# Prompt
Return each line of the records holding the string "this".

— start Data for processing —

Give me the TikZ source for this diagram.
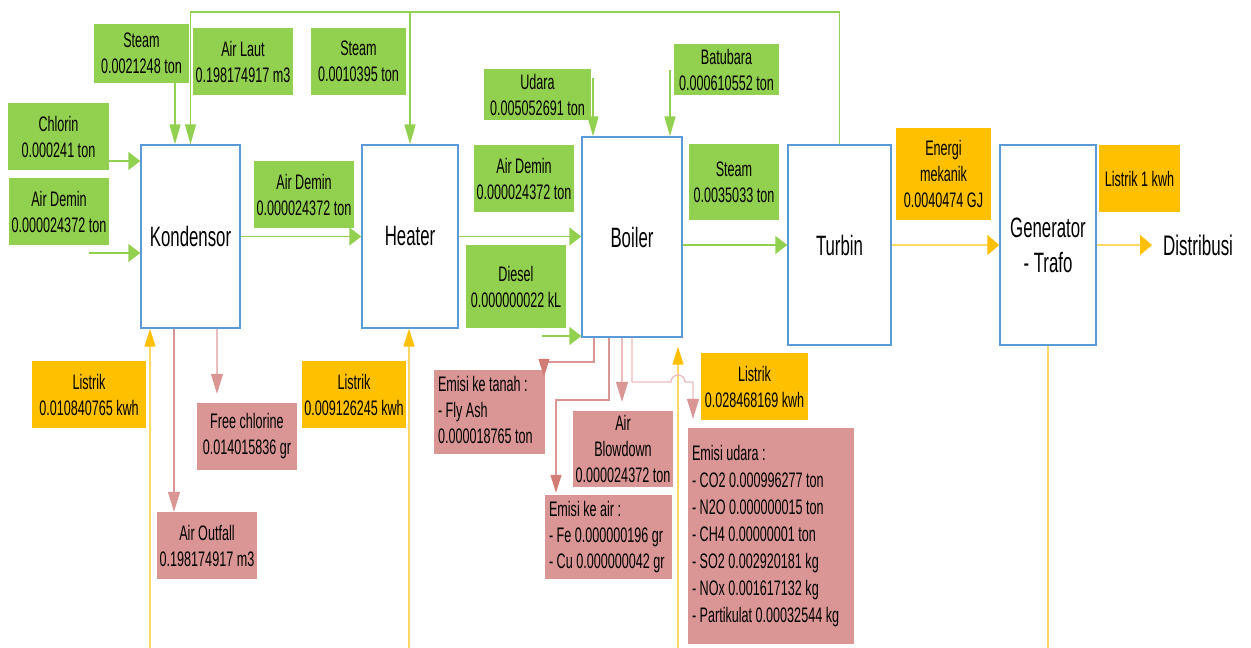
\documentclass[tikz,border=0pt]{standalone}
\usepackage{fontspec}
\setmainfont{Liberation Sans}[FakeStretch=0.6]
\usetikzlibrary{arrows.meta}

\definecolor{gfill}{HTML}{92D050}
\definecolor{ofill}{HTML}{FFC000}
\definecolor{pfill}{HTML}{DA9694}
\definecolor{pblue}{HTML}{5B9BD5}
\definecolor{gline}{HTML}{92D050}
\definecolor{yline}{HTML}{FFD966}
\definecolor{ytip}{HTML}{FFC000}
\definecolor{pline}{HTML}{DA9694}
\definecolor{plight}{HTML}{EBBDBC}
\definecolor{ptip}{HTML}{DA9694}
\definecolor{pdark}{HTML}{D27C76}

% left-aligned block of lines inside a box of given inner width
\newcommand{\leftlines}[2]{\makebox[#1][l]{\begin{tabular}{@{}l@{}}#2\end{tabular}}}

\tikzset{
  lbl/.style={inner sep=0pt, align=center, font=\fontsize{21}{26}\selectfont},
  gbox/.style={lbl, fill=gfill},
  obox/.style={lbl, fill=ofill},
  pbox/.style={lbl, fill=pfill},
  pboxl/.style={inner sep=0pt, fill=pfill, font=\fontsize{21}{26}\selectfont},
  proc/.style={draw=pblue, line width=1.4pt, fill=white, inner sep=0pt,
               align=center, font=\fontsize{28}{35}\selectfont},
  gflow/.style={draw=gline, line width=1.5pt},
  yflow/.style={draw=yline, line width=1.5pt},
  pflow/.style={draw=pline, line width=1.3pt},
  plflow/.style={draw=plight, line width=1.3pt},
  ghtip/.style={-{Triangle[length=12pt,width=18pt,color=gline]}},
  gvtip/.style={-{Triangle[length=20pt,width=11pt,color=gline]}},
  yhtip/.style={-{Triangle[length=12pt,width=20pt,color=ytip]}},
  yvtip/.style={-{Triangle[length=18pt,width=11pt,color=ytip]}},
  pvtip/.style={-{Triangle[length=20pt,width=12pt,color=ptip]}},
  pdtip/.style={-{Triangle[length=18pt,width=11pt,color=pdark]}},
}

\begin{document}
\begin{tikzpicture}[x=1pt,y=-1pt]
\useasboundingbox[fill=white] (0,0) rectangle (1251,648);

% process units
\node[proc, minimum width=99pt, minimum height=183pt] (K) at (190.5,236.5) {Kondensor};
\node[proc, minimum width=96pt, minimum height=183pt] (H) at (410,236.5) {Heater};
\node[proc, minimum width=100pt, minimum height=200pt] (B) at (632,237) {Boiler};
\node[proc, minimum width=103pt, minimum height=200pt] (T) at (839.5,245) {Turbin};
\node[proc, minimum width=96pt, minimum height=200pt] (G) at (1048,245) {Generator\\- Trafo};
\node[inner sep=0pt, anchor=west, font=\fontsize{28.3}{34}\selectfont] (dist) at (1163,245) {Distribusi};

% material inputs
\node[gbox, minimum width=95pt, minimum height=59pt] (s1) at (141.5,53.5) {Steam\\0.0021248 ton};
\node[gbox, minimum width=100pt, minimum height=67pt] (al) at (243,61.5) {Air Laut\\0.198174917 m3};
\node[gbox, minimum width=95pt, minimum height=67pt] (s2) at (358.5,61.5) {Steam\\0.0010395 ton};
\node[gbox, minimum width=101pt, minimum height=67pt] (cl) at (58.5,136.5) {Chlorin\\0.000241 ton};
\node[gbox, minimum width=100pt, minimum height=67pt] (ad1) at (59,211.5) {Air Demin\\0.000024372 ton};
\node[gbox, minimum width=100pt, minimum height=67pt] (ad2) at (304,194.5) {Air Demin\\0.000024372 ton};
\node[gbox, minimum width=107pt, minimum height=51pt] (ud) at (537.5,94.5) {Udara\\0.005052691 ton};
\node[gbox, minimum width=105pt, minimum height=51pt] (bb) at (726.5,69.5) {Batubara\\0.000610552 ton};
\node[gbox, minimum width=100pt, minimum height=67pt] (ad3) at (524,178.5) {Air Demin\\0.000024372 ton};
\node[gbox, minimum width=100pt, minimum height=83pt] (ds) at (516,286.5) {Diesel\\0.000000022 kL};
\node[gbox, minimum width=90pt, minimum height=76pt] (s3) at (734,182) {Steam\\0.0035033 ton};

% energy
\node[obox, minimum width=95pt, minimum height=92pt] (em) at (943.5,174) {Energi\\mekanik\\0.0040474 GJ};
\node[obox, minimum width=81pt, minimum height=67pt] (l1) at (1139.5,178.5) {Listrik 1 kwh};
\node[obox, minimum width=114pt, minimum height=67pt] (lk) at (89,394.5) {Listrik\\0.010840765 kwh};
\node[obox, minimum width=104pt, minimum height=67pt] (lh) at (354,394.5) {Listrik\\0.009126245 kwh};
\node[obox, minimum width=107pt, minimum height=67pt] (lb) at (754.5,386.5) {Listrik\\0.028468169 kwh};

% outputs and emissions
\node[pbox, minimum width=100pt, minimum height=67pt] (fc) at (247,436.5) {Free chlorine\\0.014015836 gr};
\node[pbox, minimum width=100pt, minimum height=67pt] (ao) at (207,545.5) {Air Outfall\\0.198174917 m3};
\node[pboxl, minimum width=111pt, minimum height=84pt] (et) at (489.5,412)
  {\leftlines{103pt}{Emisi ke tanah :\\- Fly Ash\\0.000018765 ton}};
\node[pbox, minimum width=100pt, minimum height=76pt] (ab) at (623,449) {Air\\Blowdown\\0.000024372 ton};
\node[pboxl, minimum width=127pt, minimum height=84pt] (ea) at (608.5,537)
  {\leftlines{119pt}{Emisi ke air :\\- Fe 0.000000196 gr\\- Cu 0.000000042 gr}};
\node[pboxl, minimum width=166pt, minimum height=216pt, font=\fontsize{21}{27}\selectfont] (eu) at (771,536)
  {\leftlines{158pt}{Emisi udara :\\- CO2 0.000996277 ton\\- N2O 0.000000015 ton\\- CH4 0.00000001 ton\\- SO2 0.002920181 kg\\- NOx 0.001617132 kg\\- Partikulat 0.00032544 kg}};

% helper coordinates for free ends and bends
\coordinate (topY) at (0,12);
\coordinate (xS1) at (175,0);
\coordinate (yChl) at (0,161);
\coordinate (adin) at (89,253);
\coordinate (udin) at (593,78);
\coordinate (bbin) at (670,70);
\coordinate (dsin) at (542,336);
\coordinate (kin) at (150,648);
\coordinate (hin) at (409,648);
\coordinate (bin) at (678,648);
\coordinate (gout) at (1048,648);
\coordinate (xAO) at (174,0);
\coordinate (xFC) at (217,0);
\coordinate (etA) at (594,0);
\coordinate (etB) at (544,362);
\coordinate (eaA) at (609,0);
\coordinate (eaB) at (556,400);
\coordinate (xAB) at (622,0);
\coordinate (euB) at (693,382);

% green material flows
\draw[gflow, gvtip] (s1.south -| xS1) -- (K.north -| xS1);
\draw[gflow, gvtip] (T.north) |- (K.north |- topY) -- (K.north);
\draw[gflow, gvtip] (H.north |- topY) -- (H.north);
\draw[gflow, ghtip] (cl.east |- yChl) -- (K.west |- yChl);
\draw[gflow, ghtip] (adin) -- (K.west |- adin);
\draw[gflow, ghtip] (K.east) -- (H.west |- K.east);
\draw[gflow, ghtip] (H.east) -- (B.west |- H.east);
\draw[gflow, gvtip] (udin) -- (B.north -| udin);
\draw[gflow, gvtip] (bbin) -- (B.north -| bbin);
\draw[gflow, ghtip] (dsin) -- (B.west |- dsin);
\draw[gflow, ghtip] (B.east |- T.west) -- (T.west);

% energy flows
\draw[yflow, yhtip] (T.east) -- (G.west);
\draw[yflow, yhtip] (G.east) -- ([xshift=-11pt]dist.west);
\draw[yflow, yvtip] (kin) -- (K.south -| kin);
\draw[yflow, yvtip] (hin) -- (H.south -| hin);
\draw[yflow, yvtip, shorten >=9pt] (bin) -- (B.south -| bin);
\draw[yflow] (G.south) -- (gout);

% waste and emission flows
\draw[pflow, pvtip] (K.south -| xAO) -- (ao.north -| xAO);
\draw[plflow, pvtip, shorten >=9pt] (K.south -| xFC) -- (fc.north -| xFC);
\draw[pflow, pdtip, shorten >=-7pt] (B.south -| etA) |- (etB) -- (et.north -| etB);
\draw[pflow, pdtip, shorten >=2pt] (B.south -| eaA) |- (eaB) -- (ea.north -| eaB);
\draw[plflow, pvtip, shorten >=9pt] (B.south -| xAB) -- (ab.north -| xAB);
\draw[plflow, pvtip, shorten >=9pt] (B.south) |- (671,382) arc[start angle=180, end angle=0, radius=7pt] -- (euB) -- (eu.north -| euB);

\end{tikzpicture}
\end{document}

— end Data for processing —
— start Data for processing —

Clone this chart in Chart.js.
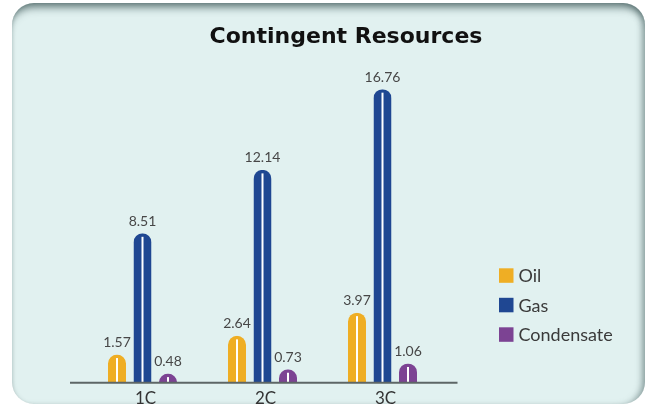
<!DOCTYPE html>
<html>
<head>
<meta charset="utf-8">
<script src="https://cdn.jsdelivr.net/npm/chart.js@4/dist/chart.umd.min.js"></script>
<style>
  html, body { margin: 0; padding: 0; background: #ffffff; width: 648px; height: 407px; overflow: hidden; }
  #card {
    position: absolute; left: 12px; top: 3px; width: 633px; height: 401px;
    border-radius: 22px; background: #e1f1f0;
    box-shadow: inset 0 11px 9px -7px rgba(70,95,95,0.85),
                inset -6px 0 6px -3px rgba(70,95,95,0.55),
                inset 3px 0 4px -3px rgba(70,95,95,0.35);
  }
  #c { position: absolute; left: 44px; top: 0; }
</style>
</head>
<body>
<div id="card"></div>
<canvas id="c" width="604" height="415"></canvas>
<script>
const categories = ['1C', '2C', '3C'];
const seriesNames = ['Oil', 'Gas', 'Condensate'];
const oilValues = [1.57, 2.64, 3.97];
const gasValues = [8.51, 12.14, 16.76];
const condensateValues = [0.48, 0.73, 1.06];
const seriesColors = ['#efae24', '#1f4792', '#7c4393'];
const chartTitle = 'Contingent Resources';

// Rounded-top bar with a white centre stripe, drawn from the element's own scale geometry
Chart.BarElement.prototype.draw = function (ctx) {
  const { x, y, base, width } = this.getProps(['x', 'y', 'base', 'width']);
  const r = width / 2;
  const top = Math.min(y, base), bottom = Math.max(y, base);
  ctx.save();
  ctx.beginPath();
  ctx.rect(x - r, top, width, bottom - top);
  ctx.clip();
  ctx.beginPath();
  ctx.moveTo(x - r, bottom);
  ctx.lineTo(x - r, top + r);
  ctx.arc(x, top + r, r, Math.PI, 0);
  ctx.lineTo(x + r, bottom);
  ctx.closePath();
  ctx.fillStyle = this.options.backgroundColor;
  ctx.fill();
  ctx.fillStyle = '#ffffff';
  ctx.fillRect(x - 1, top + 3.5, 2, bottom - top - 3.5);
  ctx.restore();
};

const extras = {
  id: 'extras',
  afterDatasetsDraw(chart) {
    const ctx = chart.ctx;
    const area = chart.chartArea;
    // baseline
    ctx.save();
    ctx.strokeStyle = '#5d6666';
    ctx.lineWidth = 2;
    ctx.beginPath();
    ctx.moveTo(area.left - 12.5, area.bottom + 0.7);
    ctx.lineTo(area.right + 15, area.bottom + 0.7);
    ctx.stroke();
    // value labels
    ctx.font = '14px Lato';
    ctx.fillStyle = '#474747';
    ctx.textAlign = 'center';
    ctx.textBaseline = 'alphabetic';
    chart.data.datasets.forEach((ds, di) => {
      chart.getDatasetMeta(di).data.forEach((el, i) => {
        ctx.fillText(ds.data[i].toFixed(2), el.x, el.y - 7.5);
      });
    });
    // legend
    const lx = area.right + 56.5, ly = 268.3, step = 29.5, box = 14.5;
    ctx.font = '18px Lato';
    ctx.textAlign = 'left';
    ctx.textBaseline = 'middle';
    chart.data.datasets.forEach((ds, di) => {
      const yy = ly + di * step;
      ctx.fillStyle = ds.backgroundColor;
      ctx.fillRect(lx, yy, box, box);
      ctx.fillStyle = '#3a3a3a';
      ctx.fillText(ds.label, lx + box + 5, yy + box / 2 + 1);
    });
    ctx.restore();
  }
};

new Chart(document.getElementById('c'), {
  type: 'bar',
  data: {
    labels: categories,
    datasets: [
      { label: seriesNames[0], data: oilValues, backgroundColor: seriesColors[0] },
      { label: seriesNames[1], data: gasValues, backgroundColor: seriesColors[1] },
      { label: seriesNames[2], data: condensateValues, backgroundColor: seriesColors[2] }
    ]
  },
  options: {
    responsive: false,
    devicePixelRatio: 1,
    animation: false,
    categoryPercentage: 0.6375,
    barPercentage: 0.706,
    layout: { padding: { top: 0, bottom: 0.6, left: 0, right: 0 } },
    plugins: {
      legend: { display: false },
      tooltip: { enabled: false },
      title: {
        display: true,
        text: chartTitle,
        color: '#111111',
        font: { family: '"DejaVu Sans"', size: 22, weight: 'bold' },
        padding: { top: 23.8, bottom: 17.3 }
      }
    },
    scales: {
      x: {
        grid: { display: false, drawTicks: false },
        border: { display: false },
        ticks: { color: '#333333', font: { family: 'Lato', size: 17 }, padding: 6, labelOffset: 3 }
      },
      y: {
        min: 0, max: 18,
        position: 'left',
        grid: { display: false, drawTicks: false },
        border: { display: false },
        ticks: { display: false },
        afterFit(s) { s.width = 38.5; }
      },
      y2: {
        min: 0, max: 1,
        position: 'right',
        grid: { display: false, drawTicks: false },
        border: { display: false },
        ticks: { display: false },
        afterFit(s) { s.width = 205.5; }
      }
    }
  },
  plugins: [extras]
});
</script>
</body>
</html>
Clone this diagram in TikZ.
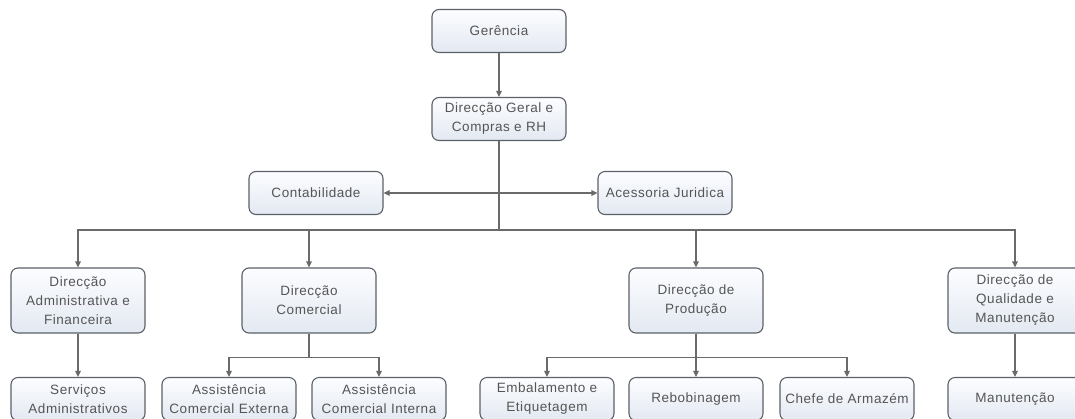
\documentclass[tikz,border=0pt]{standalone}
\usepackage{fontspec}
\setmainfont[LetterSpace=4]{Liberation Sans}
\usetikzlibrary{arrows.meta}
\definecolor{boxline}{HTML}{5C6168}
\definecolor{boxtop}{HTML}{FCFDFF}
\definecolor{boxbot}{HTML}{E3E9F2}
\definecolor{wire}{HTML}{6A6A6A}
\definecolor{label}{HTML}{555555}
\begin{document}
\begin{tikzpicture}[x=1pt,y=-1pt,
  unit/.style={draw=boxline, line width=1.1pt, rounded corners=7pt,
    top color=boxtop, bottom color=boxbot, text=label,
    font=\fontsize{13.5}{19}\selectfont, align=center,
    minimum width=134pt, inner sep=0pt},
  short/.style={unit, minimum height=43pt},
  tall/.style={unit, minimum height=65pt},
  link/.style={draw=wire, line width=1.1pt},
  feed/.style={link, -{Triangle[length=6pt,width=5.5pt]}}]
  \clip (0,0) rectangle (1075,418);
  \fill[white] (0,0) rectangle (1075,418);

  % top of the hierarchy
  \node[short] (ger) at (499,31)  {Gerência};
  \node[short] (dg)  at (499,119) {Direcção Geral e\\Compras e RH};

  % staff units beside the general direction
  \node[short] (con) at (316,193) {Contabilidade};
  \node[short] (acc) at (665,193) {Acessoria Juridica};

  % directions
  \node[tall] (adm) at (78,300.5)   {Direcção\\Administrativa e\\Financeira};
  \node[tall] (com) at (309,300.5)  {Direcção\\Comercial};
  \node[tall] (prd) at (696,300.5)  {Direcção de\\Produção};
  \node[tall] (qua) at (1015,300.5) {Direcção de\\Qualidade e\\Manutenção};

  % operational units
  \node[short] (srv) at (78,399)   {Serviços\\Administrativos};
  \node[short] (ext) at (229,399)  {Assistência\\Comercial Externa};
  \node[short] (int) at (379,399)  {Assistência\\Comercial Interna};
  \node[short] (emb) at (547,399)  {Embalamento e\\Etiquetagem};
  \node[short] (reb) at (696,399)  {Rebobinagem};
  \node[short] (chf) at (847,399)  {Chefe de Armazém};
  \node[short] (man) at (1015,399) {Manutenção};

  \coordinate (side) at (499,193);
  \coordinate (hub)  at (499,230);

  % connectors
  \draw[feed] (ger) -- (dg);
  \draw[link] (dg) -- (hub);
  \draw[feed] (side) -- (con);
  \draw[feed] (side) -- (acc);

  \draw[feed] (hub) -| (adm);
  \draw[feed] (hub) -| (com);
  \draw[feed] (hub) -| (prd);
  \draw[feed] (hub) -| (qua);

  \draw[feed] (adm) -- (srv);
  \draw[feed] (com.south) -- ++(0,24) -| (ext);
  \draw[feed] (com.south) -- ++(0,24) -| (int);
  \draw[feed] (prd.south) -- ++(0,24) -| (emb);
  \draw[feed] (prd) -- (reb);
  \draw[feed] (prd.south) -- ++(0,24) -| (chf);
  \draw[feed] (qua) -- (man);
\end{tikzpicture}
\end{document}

— end Data for processing —
— start Data for processing —

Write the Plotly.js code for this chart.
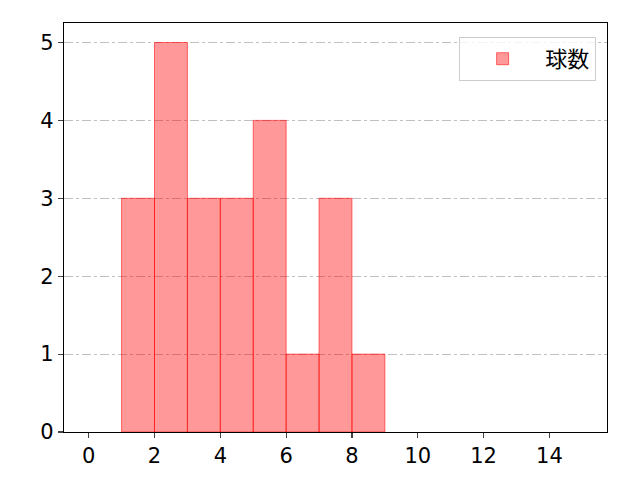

— end Data for processing —

# Result
Give me the TikZ source for this diagram.
Clone this chart in Chart.js.
  const { x, y, base, width } = this.getProps(['x', 'y', 'base', 'width']);
  ctx.fillStyle = this.options.backgroundColor;
Clone this diagram in TikZ.
Write the Plotly.js code for this chart.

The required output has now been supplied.